### The exercise
Select from the data all lines with the word "this".

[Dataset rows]
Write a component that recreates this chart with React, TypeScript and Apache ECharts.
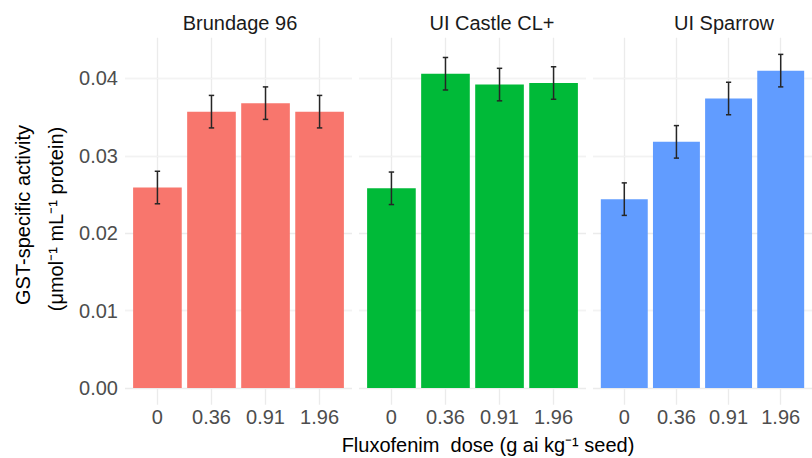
import React, { useEffect, useRef } from 'react';
import * as echarts from 'echarts';

const doses = ['0', '0.36', '0.91', '1.96'];
const cultivars = ['Brundage 96', 'UI Castle CL+', 'UI Sparrow'];
const brundageMean = [0.0259, 0.0357, 0.0368, 0.0357];
const brundageSE = [0.0021, 0.0021, 0.0021, 0.0021];
const castleMean = [0.0258, 0.0406, 0.0392, 0.0394];
const castleSE = [0.0021, 0.0021, 0.0021, 0.0021];
const sparrowMean = [0.0244, 0.0318, 0.0374, 0.041];
const sparrowSE = [0.0021, 0.0021, 0.0021, 0.0021];
const yTicks = [0, 0.01, 0.02, 0.03, 0.04];
const yMinorTicks = [0.005, 0.015, 0.025, 0.035, 0.045];
const colors = ['#F8766D', '#00BA38', '#619CFF'];
const yTitle1 = 'GST-specific activity';
const yTitle2 = '(\u03BCmol\u207B\u00B9 mL\u207B\u00B9 protein)';
const xTitle = 'Fluxofenim  dose (g ai kg\u207B\u00B9 seed)';

const FONT = '"Liberation Sans", Arial, sans-serif';

export default function App() {
  const ref = useRef<HTMLDivElement>(null);
  useEffect(() => {
    if (!ref.current) return;
    const chart = echarts.init(ref.current, null, { renderer: 'svg' });
    const means = [brundageMean, castleMean, sparrowMean];
    const ses = [brundageSE, castleSE, sparrowSE];
    let dataMax = 0;
    means.forEach((m, g) => m.forEach((v, i) => { dataMax = Math.max(dataMax, v + ses[g][i]); }));
    const expand = dataMax * 0.05;
    const yMin = -expand;
    const yMax = dataMax + expand;

    const panelLeft = [125, 359, 593];
    const panelWidth = 227;
    const panelTop = 37.7;
    const panelHeight = 367;

    const grid = panelLeft.map((l) => ({ left: l, top: panelTop, width: panelWidth, height: panelHeight }));
    const xAxis = panelLeft.map((_, g) => ({
      type: 'value',
      gridIndex: g,
      min: -0.6,
      max: 3.6,
      axisLine: { show: false },
      axisTick: { show: false, customValues: [0, 1, 2, 3] },
      axisLabel: {
        customValues: [0, 1, 2, 3],
        formatter: (v: number) => doses[Math.round(v)],
        fontSize: 20,
        color: '#4D4D4D',
        fontFamily: FONT,
        margin: 2,
      },
      splitLine: { show: true, lineStyle: { color: '#EBEBEB', width: 1.3 } },
    }));
    const yAxis = panelLeft.map((_, g) => ({
      type: 'value',
      gridIndex: g,
      min: yMin,
      max: yMax,
      axisLine: { show: false },
      axisTick: { show: false, customValues: yTicks },
      axisLabel: {
        show: g === 0,
        customValues: yTicks,
        formatter: (v: number) => v.toFixed(2),
        fontSize: 20,
        color: '#4D4D4D',
        fontFamily: FONT,
        margin: 7,
      },
      splitLine: { show: true, lineStyle: { color: '#EBEBEB', width: 1.3 } },
    }));

    const series: any[] = [];
    panelLeft.forEach((_, g) => {
      series.push({
        type: 'line',
        xAxisIndex: g,
        yAxisIndex: g,
        data: [],
        silent: true,
        z: 1,
        markLine: {
          silent: true,
          z: 1,
          symbol: 'none',
          label: { show: false },
          lineStyle: { color: '#F3F3F3', width: 0.9, type: 'solid' },
          data: yMinorTicks.map((v) => ({ yAxis: v })),
        },
      });
      series.push({
        type: 'custom',
        name: cultivars[g],
        xAxisIndex: g,
        yAxisIndex: g,
        z: 10,
        data: means[g].map((m, i) => [i, m, ses[g][i]]),
        encode: { x: 0, y: 1 },
        renderItem: (params: any, api: any) => {
          const x = api.value(0);
          const m = api.value(1);
          const se = api.value(2);
          const base = api.coord([x, 0]);
          const top = api.coord([x, m]);
          const w = api.size([0.9, 0])[0];
          const capW = api.size([0.1, 0])[0];
          const hi = api.coord([x, m + se]);
          const lo = api.coord([x, m - se]);
          const ls = { stroke: '#262626', lineWidth: 1.5 };
          return {
            type: 'group',
            children: [
              {
                type: 'rect',
                shape: { x: base[0] - w / 2, y: top[1], width: w, height: base[1] - top[1] },
                style: { fill: colors[g] },
              },
              { type: 'line', shape: { x1: hi[0], y1: hi[1], x2: lo[0], y2: lo[1] }, style: ls },
              { type: 'line', shape: { x1: hi[0] - capW / 2, y1: hi[1], x2: hi[0] + capW / 2, y2: hi[1] }, style: ls },
              { type: 'line', shape: { x1: lo[0] - capW / 2, y1: lo[1], x2: lo[0] + capW / 2, y2: lo[1] }, style: ls },
            ],
          };
        },
      });
    });

    const stripX = [240, 492, 724];
    const graphic: any[] = cultivars.map((c, g) => ({
      type: 'text',
      x: stripX[g],
      y: 23,
      style: { text: c, fontSize: 20, fill: '#1A1A1A', fontFamily: FONT, align: 'center', verticalAlign: 'middle' },
    }));
    graphic.push({
      type: 'text',
      x: 23,
      y: 215,
      rotation: Math.PI / 2,
      style: { text: yTitle1, fontSize: 20, fill: '#000', fontFamily: FONT, align: 'center', verticalAlign: 'middle' },
    });
    graphic.push({
      type: 'text',
      x: 56,
      y: 219,
      rotation: Math.PI / 2,
      style: { text: yTitle2, fontSize: 20, fill: '#000', fontFamily: FONT, align: 'center', verticalAlign: 'middle' },
    });
    graphic.push({
      type: 'text',
      x: 488,
      y: 445,
      style: { text: xTitle, fontSize: 20, fill: '#000', fontFamily: FONT, align: 'center', verticalAlign: 'middle' },
    });

    chart.setOption({
      animation: false,
      backgroundColor: '#fff',
      grid,
      xAxis,
      yAxis,
      series,
      graphic,
    });
    return () => chart.dispose();
  }, []);
  return <div ref={ref} style={{ position: 'absolute', left: 0, top: 0, width: 812, height: 458 }} />;
}
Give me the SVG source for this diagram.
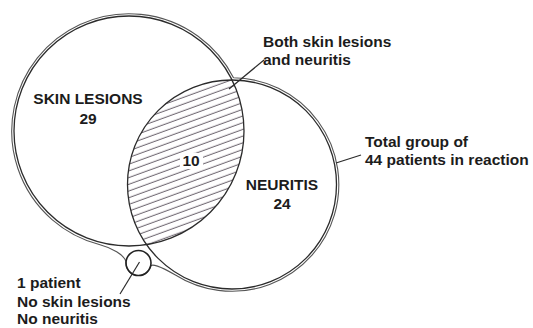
<svg xmlns="http://www.w3.org/2000/svg" width="533" height="328" viewBox="0 0 533 328">
<style>
.t{font-family:"Liberation Sans",Arial,sans-serif;font-weight:bold;font-size:15.5px;fill:#1c1c1c}
.c{text-anchor:middle}
.circ{fill:none;stroke:#2b2b2b;stroke-width:1.3}
.env{fill:none;stroke:#555;stroke-width:1.1}
.lead{fill:none;stroke:#2b2b2b;stroke-width:1.2}
</style>
<defs>
<pattern id="hatch" patternUnits="userSpaceOnUse" width="10" height="6.3" patternTransform="rotate(-20)">
<line x1="-1" y1="3" x2="11" y2="3" stroke="#4d4450" stroke-width="0.9"/>
</pattern>
<clipPath id="lensClip"><circle cx="232" cy="184.5" r="104.5"/></clipPath>
</defs>
<rect width="533" height="328" fill="#fff"/>
<g id="total-group">
<path class="env" d="M233.5,77.7 A117.3,117.3 0 1 0 100,244.7 C109.7,247.2 126,255 126,263 A12.5,12.5 0 0 0 150.6,266.2 C151.4,263.3 160,266 175,274.8 A106.8,106.8 0 1 0 233.5,77.7"/>
<text class="t" x="365" y="147">Total group of</text>
<text class="t" x="365" y="164.5">44 patients in reaction</text>
</g>
<g id="intersection">
<circle cx="129" cy="131" r="115" fill="url(#hatch)" clip-path="url(#lensClip)"/>
<rect x="180" y="153" width="23" height="16" fill="#fff"/>
<text class="t c" x="191" y="166">10</text>
<text class="t" x="263" y="47">Both skin lesions</text>
<text class="t" x="263" y="64.5">and neuritis</text>
</g>
<g id="skin-lesions">
<circle class="circ" cx="129" cy="131" r="115"/>
<text class="t c" x="88" y="104">SKIN LESIONS</text>
<text class="t c" x="88" y="123.5">29</text>
</g>
<g id="neuritis">
<circle class="circ" cx="232" cy="184.5" r="104.5"/>
<text class="t c" x="282" y="190">NEURITIS</text>
<text class="t c" x="282" y="209">24</text>
</g>
<g id="no-condition">
<circle cx="138.5" cy="263" r="12.5" fill="none" stroke="#222" stroke-width="1.6"/>
<text class="t" x="17" y="288">1 patient</text>
<text class="t" x="17" y="306.5">No skin lesions</text>
<text class="t" x="17" y="324">No neuritis</text>
</g>
<g id="connectors">
<line class="lead" x1="264" y1="60" x2="229" y2="89"/>
<line class="lead" x1="336" y1="163" x2="361" y2="155"/>
<line class="lead" x1="120" y1="294" x2="139.5" y2="262"/>
</g>
</svg>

### Worked answer
Write a component that recreates this chart with React, TypeScript and Apache ECharts.
Give me the SVG source for this diagram.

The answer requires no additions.